→ **DATASET EXCERPT**:
****************
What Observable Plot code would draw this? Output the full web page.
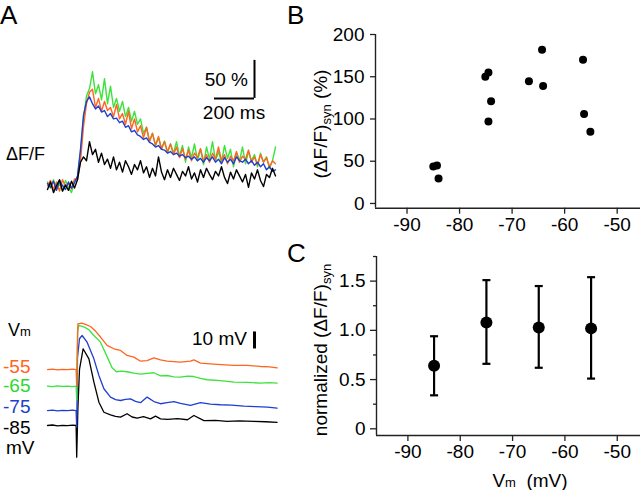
<!DOCTYPE html>
<html><head><meta charset="utf-8">
<script src="https://cdn.jsdelivr.net/npm/d3@7"></script>
<script src="https://cdn.jsdelivr.net/npm/@observablehq/plot@0.6"></script>
<style>
body{margin:0;background:#fff}
#fig{position:relative;width:640px;height:490px;overflow:hidden;background:#fff;font-family:"Liberation Sans",Arial,sans-serif}
</style></head><body><div id="fig"></div>
<script>
// ---------- DATA ----------
// Panel A (top): dF/F traces (%), sampled every 15 ms
const timeMs = [0,15,30,45,60,75,90,105,120,135,150,165,180,195,210,225,240,255,270,285,300,315,330,345,360,375,390,405,420,435,450,465,480,495,510,525,540,555,570,585,600,615,630,645,660,675,690,705,720,735,750,765,780,795,810,825,840,855,870,885,900,915,930,945,960,975,990,1005,1020,1035,1050,1065,1080,1095,1110,1125,1140];
const dfGreen = [2,-6,5,-8,0,-10,4,-5,-12,3, 8,40,85,115,125,147,118,130,110,138, 105,128,100,112,95,108,88,100,82,95, 78,85,66,74,56,66,50,60,46,56, 40,52,40,55,36,50,28,48,34,52, 30,45,25,48,32,55,30,42,28,50, 33,45,22,40,30,48,26,42,30,38, 22,40,28,35,20,30,48];
const dfOrange = [-3,4,-8,2,-10,5,-4,0,-7,6, 5,30,75,105,120,124,100,112,95,108, 96,100,88,104,85,92,78,95,72,85, 68,76,60,74,55,66,50,62,45,55, 42,52,38,48,34,46,32,44,30,40, 34,46,30,38,28,40,32,48,30,38, 26,36,30,42,28,36,32,44,28,35, 25,38,28,34,22,30,26];
const dfBlue = [0,-5,3,-9,4,-3,-8,2,-6,1, 10,45,90,108,114,105,98,102,94,96, 88,92,85,86,80,82,74,76,68,70, 64,62,58,60,54,52,48,50,45,44, 40,42,38,40,36,38,34,36,32,35, 30,33,28,34,30,35,28,32,26,34, 28,32,26,35,30,28,32,26,30,24, 28,22,26,18,22,16,18];
const dfBlack = [-8,2,-12,-3,5,-10,-2,-9,3,-6, 5,28,35,30,55,38,45,28,40,25, 32,20,35,18,28,15,30,22,12,25, 18,30,14,22,8,20,10,35,15,5, 18,8,20,12,4,16,10,22,6,14, 2,18,8,20,12,5,16,10,22,8, 0,15,6,18,10,2,12,-5,14,6, 18,4,-4,12,8,20,10];
const dfScaleBar = {t1: 835, t2: 1035, v1: 112, v2: 162}; // 200 ms, 50 %

// Panel A (bottom): membrane potential traces [ms, mV]
const vmOrange = [[0,-52.1],[25,-51.9],[50,-52.3],[75,-52.0],[100,-52.2],[125,-51.9],[143,-52.1],[146,-61.9],[152,-25.2],[170,-24.8],[190,-25.6],[215,-26.8],[240,-29.5],[265,-33.0],[298,-37.9],[332,-39.9],[365,-40.9],[398,-43.8],[432,-44.8],[465,-47.2],[498,-46.8],[532,-45.2],[565,-46.4],[598,-47.2],[665,-47.7],[715,-47.2],[732,-46.4],[765,-48.3],[848,-49.1],[932,-49.7],[1000,-49.6],[1065,-50.3],[1110,-50.5],[1148,-51.1]];
const vmGreen = [[0,-61.9],[25,-62.2],[50,-61.7],[75,-62.0],[100,-61.8],[125,-62.1],[143,-61.9],[146,-70],[150,-30],[157,-26.2],[185,-27.2],[207,-28.7],[232,-32.1],[265,-36.0],[298,-44.5],[323,-51.0],[345,-53.4],[370,-53.0],[398,-53.4],[432,-54.2],[465,-54.8],[498,-54.3],[532,-54.0],[565,-55.8],[598,-55.6],[632,-56.4],[665,-56.6],[700,-56.0],[732,-56.2],[765,-57.3],[798,-58.1],[865,-58.6],[932,-59.5],[1000,-59.6],[1065,-60.1],[1110,-59.8],[1148,-60.1]];
const vmBlue = [[0,-76.2],[25,-76.0],[50,-76.4],[75,-76.1],[100,-76.3],[125,-76.0],[143,-76.2],[146,-86],[150,-45],[160,-34],[173,-32.1],[198,-36.0],[232,-45.8],[257,-55.6],[282,-63.4],[315,-68.3],[340,-69.8],[365,-70.3],[390,-69.6],[415,-69.3],[440,-70.8],[465,-71.6],[498,-68.3],[532,-70.9],[565,-72.2],[598,-71.6],[632,-70.9],[665,-72.0],[715,-73.2],[765,-71.6],[815,-72.4],[865,-72.8],[920,-73.0],[982,-73.6],[1040,-73.9],[1100,-74.2],[1148,-74.8]];
const vmBlack = [[0,-85.0],[25,-84.7],[50,-85.2],[75,-84.9],[100,-85.1],[125,-84.8],[143,-85.0],[146,-103.6],[152,-75],[160,-52],[178,-39.9],[207,-45.8],[232,-59.5],[257,-71.3],[282,-77.2],[315,-78.7],[340,-79.6],[365,-80.1],[398,-78.1],[423,-80.0],[448,-80.6],[480,-79.8],[515,-81.1],[540,-79.5],[565,-81.1],[600,-81.4],[650,-81.0],[700,-81.6],[732,-79.1],[782,-82.1],[840,-82.0],[898,-82.6],[960,-82.3],[1032,-82.6],[1090,-82.8],[1148,-83.1]];
const vmScaleBar = {t: 1035, v1: -40, v2: -30}; // 10 mV
const vmLabels = ["-55", "-65", "-75", "-85"];

// Panel B: individual (dF/F)syn vs Vm
const bVm = [-85.0,-84.3,-84.0,-75.1,-74.5,-74.0,-74.5,-66.8,-64.3,-64.1,-56.5,-56.3,-55.1];
const bDF = [43.9,45,29.6,150,155,121,97,144.7,182,139,170,106,85];
const bYTicks = [0,50,100,150,200];

// Panel C: normalized mean +/- SD
const cVm = [-85,-75,-65,-55];
const cMean = [0.64,1.08,1.03,1.02];
const cLo = [0.34,0.66,0.62,0.51];
const cHi = [0.94,1.51,1.45,1.54];
const cYTicks = [0,0.5,1,1.5];
const cYMinor = [0.25,0.75,1.25,1.75];
const vmTicks = [-90,-80,-70,-60,-50];

// ---------- STYLE / LAYOUT ----------
const FONT = '"Liberation Sans", Arial, sans-serif';
const C_ORANGE = "#ff6420", C_GREEN = "#3be33b", C_BLUE = "#1f3fcf", C_BLACK = "#000";
const AX = "#222";
const baseStyle = {background: "none", overflow: "visible", fontFamily: FONT, fontSize: "19px", color: "#000"};
const vmDomain = [-96, -45.56];
const plainFmt = d => String(d);
const fig = document.getElementById("fig");
function place(el, left, top) {
  el.style.position = "absolute"; el.style.left = left + "px"; el.style.top = top + "px";
  fig.appendChild(el);
}

// Panel A top
const dfRows = (arr) => timeMs.map((t, i) => ({t, v: arr[i]}));
const pA1 = Plot.plot({
  width: 260, height: 160, marginLeft: 17, marginRight: 13, marginTop: 10, marginBottom: 10,
  x: {domain: [0, 1150], axis: null}, y: {domain: [-9.2, 175], axis: null},
  style: baseStyle,
  marks: [
    Plot.line(dfRows(dfGreen), {x: "t", y: "v", stroke: C_GREEN, strokeWidth: 1.4}),
    Plot.line(dfRows(dfOrange), {x: "t", y: "v", stroke: C_ORANGE, strokeWidth: 1.4}),
    Plot.line(dfRows(dfBlue), {x: "t", y: "v", stroke: C_BLUE, strokeWidth: 1.4}),
    Plot.line(dfRows(dfBlack), {x: "t", y: "v", stroke: C_BLACK, strokeWidth: 1.4}),
    Plot.ruleX([dfScaleBar.t2], {y1: dfScaleBar.v1, y2: dfScaleBar.v2, stroke: "#000", strokeWidth: 2}),
    Plot.ruleY([dfScaleBar.v1], {x1: dfScaleBar.t1, x2: dfScaleBar.t2, stroke: "#000", strokeWidth: 2})
  ]
});
place(pA1, 30, 40);

// Panel A bottom
const pairRows = (arr) => arr.map(([t, v]) => ({t, v}));
const pA2 = Plot.plot({
  width: 260, height: 170, marginLeft: 17, marginRight: 13, marginTop: 10, marginBottom: 5,
  x: {domain: [0, 1150], axis: null}, y: {domain: [-108.5, -17.4], axis: null},
  style: baseStyle,
  marks: [
    Plot.line(pairRows(vmBlack), {x: "t", y: "v", stroke: C_BLACK, strokeWidth: 1.3}),
    Plot.line(pairRows(vmBlue), {x: "t", y: "v", stroke: C_BLUE, strokeWidth: 1.3}),
    Plot.line(pairRows(vmGreen), {x: "t", y: "v", stroke: C_GREEN, strokeWidth: 1.3}),
    Plot.line(pairRows(vmOrange), {x: "t", y: "v", stroke: C_ORANGE, strokeWidth: 1.3}),
    Plot.ruleX([vmScaleBar.t], {y1: vmScaleBar.v1, y2: vmScaleBar.v2, stroke: "#000", strokeWidth: 3})
  ]
});
place(pA2, 30, 300);

// Panel B
const bRows = bVm.map((v, i) => ({vm: v, df: bDF[i]}));
const bYDomain = [-5.6, 200];
const pB = Plot.plot({
  width: 340, height: 220, marginLeft: 75, marginRight: 0, marginTop: 14, marginBottom: 32.3,
  x: {domain: vmDomain}, y: {domain: bYDomain},
  style: baseStyle,
  marks: [
    Plot.ruleX([vmDomain[0]], {stroke: AX, strokeWidth: 1.4}),
    Plot.ruleY([bYDomain[0]], {stroke: AX, strokeWidth: 1.4}),
    Plot.axisX({ticks: vmTicks, tickSize: 6, tickPadding: 3, fontSize: 19, label: null, stroke: AX, strokeWidth: 1.3, tickFormat: plainFmt}),
    Plot.axisY({ticks: bYTicks, tickSize: 5, tickPadding: 6, fontSize: 19, label: null, stroke: AX, strokeWidth: 1.3, tickFormat: plainFmt}),
    Plot.dot(bRows, {x: "vm", y: "df", r: 4, fill: "#000", stroke: null})
  ]
});
place(pB, 300, 20);

// Panel C
const cRows = cVm.map((v, i) => ({vm: v, m: cMean[i], lo: cLo[i], hi: cHi[i]}));
const cYDomain = [-0.068, 1.75];
const capSymbol = {draw(ctx, size) { const r = Math.sqrt(size / Math.PI); ctx.moveTo(-r, 0); ctx.lineTo(r, 0); }};
const pC = Plot.plot({
  width: 340, height: 245, marginLeft: 76, marginRight: 0, marginTop: 11, marginBottom: 55,
  x: {domain: vmDomain}, y: {domain: cYDomain},
  style: baseStyle,
  marks: [
    Plot.ruleX([vmDomain[0]], {stroke: AX, strokeWidth: 1.4}),
    Plot.ruleY([cYDomain[0]], {stroke: AX, strokeWidth: 1.4}),
    Plot.axisX({ticks: vmTicks, tickSize: 6, tickPadding: 3, fontSize: 19, label: null, stroke: AX, strokeWidth: 1.3, tickFormat: plainFmt}),
    Plot.axisY({ticks: cYTicks, tickSize: 6, tickPadding: 5, fontSize: 19, label: null, stroke: AX, strokeWidth: 1.3,
      tickFormat: d => d === 0 ? "0" : d.toFixed(1)}),
    Plot.axisY({ticks: cYMinor, tickSize: 3, fontSize: 19, label: null, stroke: AX, strokeWidth: 1.3, tickFormat: () => ""}),
    Plot.ruleX(cRows, {x: "vm", y1: "lo", y2: "hi", stroke: "#000", strokeWidth: 2.2}),
    Plot.dot(cRows, {x: "vm", y: "lo", r: 4, symbol: capSymbol, stroke: "#000", strokeWidth: 2.2, fill: "none"}),
    Plot.dot(cRows, {x: "vm", y: "hi", r: 4, symbol: capSymbol, stroke: "#000", strokeWidth: 2.2, fill: "none"}),
    Plot.dot(cRows, {x: "vm", y: "m", r: 6, fill: "#000", stroke: null})
  ]
});
place(pC, 300, 245);

// ---------- TEXT OVERLAY ----------
const ov = d3.create("svg").attr("width", 640).attr("height", 490)
  .style("font-family", FONT).style("pointer-events", "none");
function txt(x, y, parts, {anchor = "start", rotate = 0, fill = "#000"} = {}) {
  const t = ov.append("text").attr("text-anchor", anchor).attr("fill", fill)
    .attr("transform", `translate(${x},${y}) rotate(${rotate})`);
  for (const p of parts) {
    const s = t.append("tspan").text(p.t).attr("font-size", p.size);
    if (p.dy) s.attr("dy", p.dy);
    if (p.fill) s.attr("fill", p.fill);
  }
  return t;
}
txt(0, 23.5, [{t: "A", size: 26}]);
txt(287, 23.5, [{t: "B", size: 26}]);
txt(287, 262, [{t: "C", size: 26}]);
txt(6, 160, [{t: "ΔF/F", size: 18}]);
txt(248, 86, [{t: "50 %", size: 19}], {anchor: "end"});
txt(234, 118.5, [{t: "200 ms", size: 19}], {anchor: "middle"});
txt(192, 345, [{t: "10 mV", size: 19}]);
txt(8, 336, [{t: "V", size: 18}, {t: "m", size: 13}]);
const vmLabelColors = [C_ORANGE, "#2fd82f", "#2040c8", "#000"];
const vmLabelY = [373, 392, 413, 434];
vmLabels.forEach((s, i) => txt(3, vmLabelY[i], [{t: s, size: 19}], {fill: vmLabelColors[i]}));
txt(6, 454, [{t: "mV", size: 19}]);
txt(327, 124, [{t: "(ΔF/F)", size: 19}, {t: "syn", size: 13, dy: 4}, {t: " (%)", size: 19, dy: -4}], {anchor: "middle", rotate: -90});
txt(327, 350, [{t: "normalized (ΔF/F)", size: 19}, {t: "syn", size: 13, dy: 4}], {anchor: "middle", rotate: -90});
txt(530, 487, [{t: "V", size: 19}, {t: "m", size: 13}, {t: "  (mV)", size: 19}], {anchor: "middle"}).style("white-space", "pre");
place(ov.node(), 0, 0);
</script></body></html>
****************
→ **SHORT TASK**:
Go through the preceding material and copy each line that has the word "draw".

→ **RESULT OF THIS EXERCISE**:
What Observable Plot code would draw this? Output the full web page.
const capSymbol = {draw(ctx, size) { const r = Math.sqrt(size / Math.PI); ctx.moveTo(-r, 0); ctx.lineTo(r, 0); }};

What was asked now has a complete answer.